For 53M, there are four forms: two resulting from different biological units (chains), and two of each of those resulting from alternate locations. The alternate locations forms have identical scores and do not differentiate the forms. However, for the two biological units, the Iridium information is very different even if their overall scores are both MT. In particular, the fraction of ligand atoms covered by the experimental density is 0.81 versus 0.74, and the fraction of active site residue atoms covered by density is 0.85 versus 0.88. In this case, it will likely take a modeler or crystallographer to decide which is the better pose, and in some cases both should be used for proper modeling.

TODO: Image of how the poses are similar or different TODO: Image with ligand density overlay in 2D and 3D

Generating a Docking Receptor

The toolkit does not automatically generate a docking receptor, but the SPRUCE application and floe both generate a docking grid using default settings with the OEMakeReceptor function. The receptor can later be modified or regenerated with the toolkit or the Make Receptor application if a more custom approach is desired.

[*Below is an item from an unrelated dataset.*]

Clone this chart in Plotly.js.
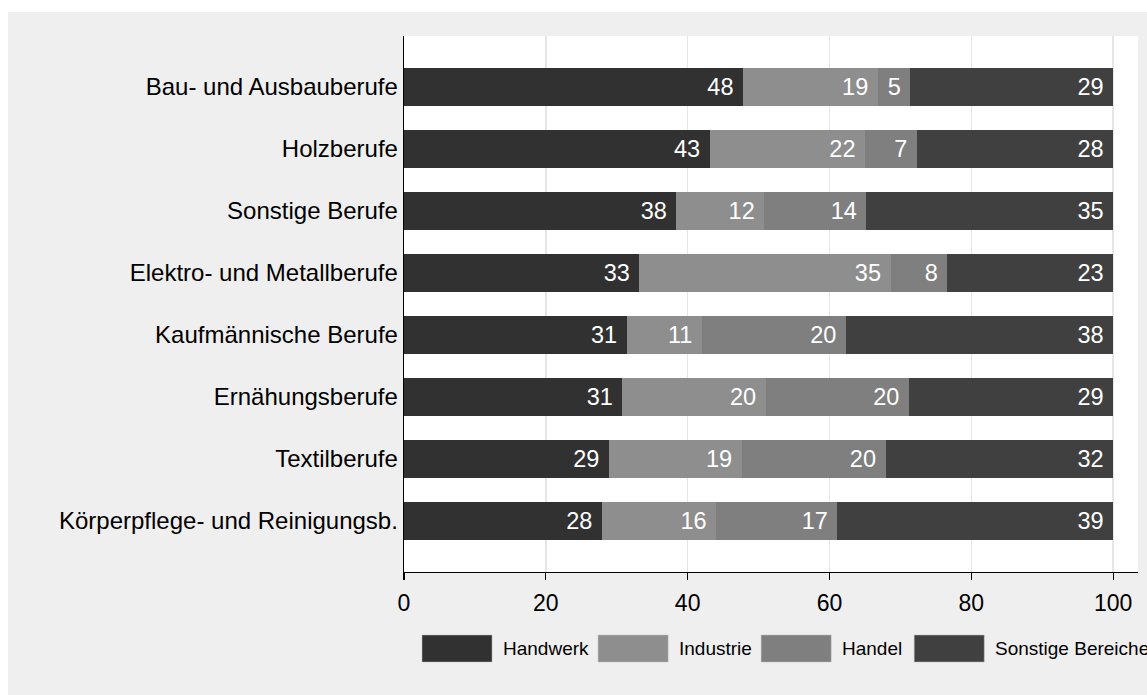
<!DOCTYPE html>
<html>
<head>
<meta charset="utf-8">
<script src="https://cdn.plot.ly/plotly-3.0.1.min.js"></script>
<style>
  html, body { margin: 0; padding: 0; background: #ffffff; width: 1147px; height: 695px; overflow: hidden; }
  #chart { position: absolute; left: 8px; top: 12px; width: 1139px; height: 683px; }
</style>
</head>
<body>
<div id="chart"></div>
<script>
// Categories (top to bottom)
const categories = [
  "Bau- und Ausbauberufe",
  "Holzberufe",
  "Sonstige Berufe",
  "Elektro- und Metallberufe",
  "Kaufmännische Berufe",
  "Ernähungsberufe",
  "Textilberufe",
  "Körperpflege- und Reinigungsb."
];
const seriesNames = ["Handwerk", "Industrie", "Handel", "Sonstige Bereiche"];
// Shares in percent
const handwerk = [47.8, 43.1, 38.4, 33.2, 31.4, 30.8, 28.9, 27.9];
const industrie = [19.0, 21.9, 12.4, 35.4, 10.6, 20.2, 18.7, 16.1];
const handel = [4.6, 7.3, 14.4, 8.0, 20.3, 20.2, 20.3, 17.1];
const sonstige = [28.6, 27.7, 34.8, 23.4, 37.7, 28.8, 32.1, 38.9];
const xTicks = [0, 20, 40, 60, 80, 100];

const colors = ["#313131", "#8e8e8e", "#7f7f7f", "#404040"];
const seriesValues = [handwerk, industrie, handel, sonstige];
const FONT = "Liberation Sans, Arial, Helvetica, sans-serif";

const traces = seriesValues.map((vals, i) => ({
  type: "bar",
  orientation: "h",
  name: seriesNames[i],
  y: categories,
  x: vals,
  marker: { color: colors[i], line: { width: 0 } },
  texttemplate: "%{x:.0f}\u2008",
  textposition: "inside",
  insidetextanchor: "end",
  constraintext: "none",
  textfont: { color: "#ffffff", size: 23.5, family: FONT },
  showlegend: false,
  hoverinfo: "x+y+name"
}));

// Legend drawn as large swatches (paper coords relative to plot area)
const plotL = 404, plotR = 1137.7, plotT = 36, plotB = 572;
const px = v => (v - plotL) / (plotR - plotL);
const py = v => (plotB - v) / (plotB - plotT);
const swatchLeft = [422, 598, 761, 914];
const swatchW = 70;
const shapes = [];
const annotations = [];
seriesNames.forEach((n, i) => {
  shapes.push({
    type: "rect", xref: "paper", yref: "paper",
    x0: px(swatchLeft[i]), x1: px(swatchLeft[i] + swatchW),
    y0: py(662), y1: py(635),
    fillcolor: colors[i], line: { width: 0.5, color: "#bdbdbd" }
  });
  annotations.push({
    xref: "paper", yref: "paper",
    x: px(swatchLeft[i] + swatchW + 9), y: py(648.5),
    xanchor: "left", yanchor: "middle",
    text: n, showarrow: false,
    font: { family: FONT, size: 19, color: "#000000" }
  });
});

const layout = {
  barmode: "stack",
  bargap: 0.387,
  paper_bgcolor: "#efefef",
  plot_bgcolor: "#ffffff",
  margin: { l: 396, r: 9, t: 24, b: 123, pad: 0 },
  font: { family: FONT, size: 24, color: "#000000" },
  showlegend: false,
  xaxis: {
    range: [0, 103.5],
    tickvals: xTicks,
    ticktext: xTicks.map(String),
    ticks: "outside",
    ticklen: 7,
    tickwidth: 1.3,
    tickcolor: "#000000",
    ticklabelstandoff: 3,
    showline: true,
    linecolor: "#000000",
    linewidth: 1.3,
    showgrid: true,
    gridcolor: "#e6e6e6",
    gridwidth: 1.5,
    zeroline: false,
    tickfont: { family: FONT, size: 23, color: "#000000" },
    fixedrange: true
  },
  yaxis: {
    type: "category",
    categoryorder: "array",
    categoryarray: categories,
    range: [7.823, -0.823],
    ticks: "",
    showline: true,
    linecolor: "#000000",
    linewidth: 1.3,
    showgrid: false,
    zeroline: false,
    tickfont: { family: FONT, size: 24, color: "#000000" },
    fixedrange: true
  },
  shapes: shapes,
  annotations: annotations
};

Plotly.newPlot("chart", traces, layout, { displayModeBar: false, staticPlot: true });
</script>
</body>
</html>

Superposition to a Common Frame of Reference

Spruce is able to superpose molecules and design units onto a common reference frame using OESuperpose. If a common reference structure is provided, all generated design units will be superposed to that reference structure. If a common reference structure is not provided, but each design unit generated is similar to each other (same protein, same binding site), Spruce will superpose those similar units onto each other.